Come sarebbe questo mondo?
Un mondo fatto di risentimento e di rancore. Lo ha detto apertamente: la Russia è stata ingannata, umiliata e derubata. Un mondo rivolto al passato. Basta rileggere il discorso che ha pronunciato lo scorso 9 giugno, quando si è paragonato a Pietro il Grande, dicendo che oggi viviamo una situazione come quella vissuta da lui. Allora, disse, ci fu la guerra contro la Svezia, che durò 21 anni, oggi c’è la guerra in Ucraina.
Quindi per lui questa guerra può durare anche vent’anni?

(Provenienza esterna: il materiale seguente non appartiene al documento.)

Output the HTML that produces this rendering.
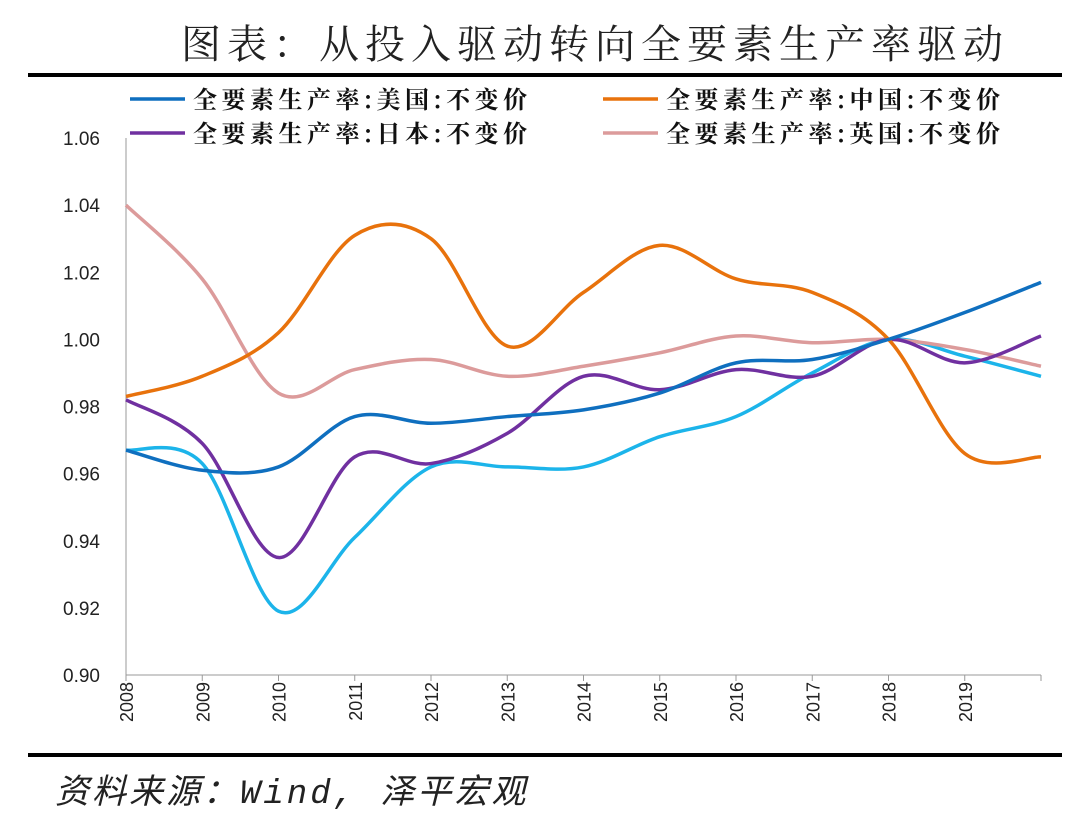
<!DOCTYPE html>
<html><head><meta charset="utf-8"><style>
body{margin:0;background:#fff;}
svg text{font-family:"Liberation Sans","Noto Sans CJK SC",sans-serif;}
</style></head><body>
<svg width="1080" height="830" viewBox="0 0 1080 830" xmlns="http://www.w3.org/2000/svg">
<text x="595" y="58" text-anchor="middle" font-size="40" fill="#222" letter-spacing="6" style="font-family:'Noto Serif CJK SC','Noto Sans CJK SC',serif">图表：从投入驱动转向全要素生产率驱动</text>
<rect x="28" y="73" width="1034" height="4" fill="#000"/>
<rect x="28" y="753" width="1034" height="4" fill="#000"/>
<text x="55" y="803" font-size="34" font-style="italic" fill="#222" letter-spacing="3" style="font-family:'Liberation Mono','Noto Sans CJK SC',monospace">资料来源：Wind, 泽平宏观</text>
<g id="legend"></g>
<g id="axes"></g>
<g id="series"></g>
</svg>
<script>
const years=['2008','2009','2010','2011','2012','2013','2014','2015','2016','2017','2018','2019','2020'];
const xTickLabels=['2008','2009','2010','2011','2012','2013','2014','2015','2016','2017','2018','2019'];
const yTicks=[0.90,0.92,0.94,0.96,0.98,1.00,1.02,1.04,1.06];
const usa=[0.967,0.961,0.962,0.977,0.975,0.977,0.979,0.984,0.993,0.994,1.000,1.008,1.017];
const china=[0.983,0.989,1.002,1.031,1.030,0.998,1.014,1.028,1.018,1.014,1.000,0.966,0.965];
const japan=[0.982,0.969,0.935,0.965,0.963,0.972,0.989,0.985,0.991,0.989,1.000,0.993,1.001];
const uk=[1.040,1.018,0.984,0.991,0.994,0.989,0.992,0.996,1.001,0.999,1.000,0.997,0.992];
const other=[0.967,0.963,0.919,0.941,0.962,0.962,0.962,0.971,0.977,0.990,1.000,0.995,0.989];
const seriesNames=['全要素生产率:美国:不变价','全要素生产率:中国:不变价','全要素生产率:日本:不变价','全要素生产率:英国:不变价'];

const NS='http://www.w3.org/2000/svg';
const X0=126,X1=1041,Y0=675,Y1=138,VMIN=0.90,VMAX=1.06;
function xs(i){return X0+i*(X1-X0)/(years.length-1);}
function ys(v){return Y0-(v-VMIN)/(VMAX-VMIN)*(Y0-Y1);}
function mk(tag,parent){const e=document.createElementNS(NS,tag);document.getElementById(parent).appendChild(e);return e;}

let a=mk('line','axes');


a.setAttribute('x1',X0);a.setAttribute('x2',X0);a.setAttribute('y1',Y1);a.setAttribute('y2',Y0);a.setAttribute('stroke','#999');
a=mk('line','axes');


a.setAttribute('x1',X0);a.setAttribute('x2',X1);a.setAttribute('y1',Y0);a.setAttribute('y2',Y0);a.setAttribute('stroke','#999');
yTicks.forEach(v=>{
 const t=mk('text','axes');
 
 
 t.setAttribute('x',100);t.setAttribute('y',ys(v)+7);t.setAttribute('text-anchor','end');t.setAttribute('font-size','19');t.setAttribute('fill','#222');
 t.textContent=v.toFixed(2);
});
years.forEach((y,i)=>{
 const l=mk('line','axes');
 
 
 l.setAttribute('x1',xs(i));l.setAttribute('x2',xs(i));l.setAttribute('y1',Y0);l.setAttribute('y2',Y0+6);l.setAttribute('stroke','#999');
});
xTickLabels.forEach((y,i)=>{
 const t=mk('text','axes');
 
 
 const x=xs(i)+7,yy=682;
 t.setAttribute('transform','translate('+x+','+yy+') rotate(-90)');
 t.setAttribute('text-anchor','end');t.setAttribute('font-size','18');t.setAttribute('fill','#222');
 t.textContent=y;
});
function path(vals){
 const p=vals.map((v,i)=>[xs(i),ys(v)]);
 let d='M'+p[0][0]+','+p[0][1];
 for(let i=0;i<p.length-1;i++){
  const p0=p[Math.max(i-1,0)],p1=p[i],p2=p[i+1],p3=p[Math.min(i+2,p.length-1)];
  const c1=[p1[0]+(p2[0]-p0[0])/6,p1[1]+(p2[1]-p0[1])/6];
  const c2=[p2[0]-(p3[0]-p1[0])/6,p2[1]-(p3[1]-p1[1])/6];
  d+=' C'+c1+' '+c2+' '+p2;
 }
 return d;
}
const defs=[[other,'#1cb4ea','series-other'],[uk,'#dc9b9b','series-uk'],[japan,'#7030a0','series-japan'],[china,'#e8720c','series-china'],[usa,'#0f6fbf','series-usa']];
defs.forEach(s=>{
 const e=mk('path','series');
 
 
 e.setAttribute('d',path(s[0]));e.setAttribute('fill','none');e.setAttribute('stroke',s[1]);e.setAttribute('stroke-width','3.5');
});
const legCols=['#0f6fbf','#e8720c','#7030a0','#dc9b9b'];
seriesNames.forEach((n,i)=>{
 const lx=i%2?603:130,ly=i<2?99:133;
 const l=mk('line','legend');
 
 
 l.setAttribute('x1',lx);l.setAttribute('x2',lx+55);l.setAttribute('y1',ly);l.setAttribute('y2',ly);l.setAttribute('stroke',legCols[i]);l.setAttribute('stroke-width','3.5');
 const t=mk('text','legend');
 
 
 t.setAttribute('x',lx+63);t.setAttribute('y',ly+9);t.setAttribute('font-size','24');t.setAttribute('fill','#111');t.setAttribute('letter-spacing','4.5');t.setAttribute('font-weight','bold');
 t.setAttribute('style',"font-family:'Noto Serif CJK SC','Noto Sans CJK SC',serif");
 t.textContent=n;
});
</script>
</body></html>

Ma un uomo che vive in una bolla e con il potere di cui dispone può arrivare a usare l’arma atomica?
Qualora fosse messo con le spalle al muro, ci sono almeno 5 o 6 livelli prima di arrivare a poter lanciare l’arma atomica, e spero che qualche militare non obbedisca ai suoi ordini. Però va detta una cosa: lui ha rotto il tabù dell’arma nucleare. Durante la Guerra fredda, qualunque cosa succedesse, nessuno ha mai minacciato l’uso dell’atomica, Putin lo ha fatto, ha cominciato a parlare del possibile ricorso a queste armi terribili.
Nei giorni scorsi il ministro degli Esteri, Sergej Lavrov, aveva annunciato che Mosca era aperta alla possibilità di un incontro con Biden. Adesso Putin, ad Astana, ha detto che un incontro con il presidente americano non è necessario, ma che al Cremlino sono sempre disponibili a un dialogo con Kiev. A chi bisogna credere?
Come ha detto giustamente il Papa, bisogna parlare con tutti. Il problema è che devi sapere chi è l’interlocutore e di cosa vuole parlare. Dopo aver dichiarato l’annessione dei quattro oblast del Donbass, Putin non sarà mai disposto a discuterne il ritiro. Putin è uno che non fa mai marcia indietro. Inoltre l’annessione è stata ratificata dalla Duma e inserita nella Costituzione. E’ territorio russo e la Costituzione russa impedisce trattative sui territori russi. Putin dice che vuole negoziare, ma su che cosa? Su quello che non ha ancora conquistato? Una vera trattativa la può proporre solo Biden, ma deve andare con la carota e il bastone.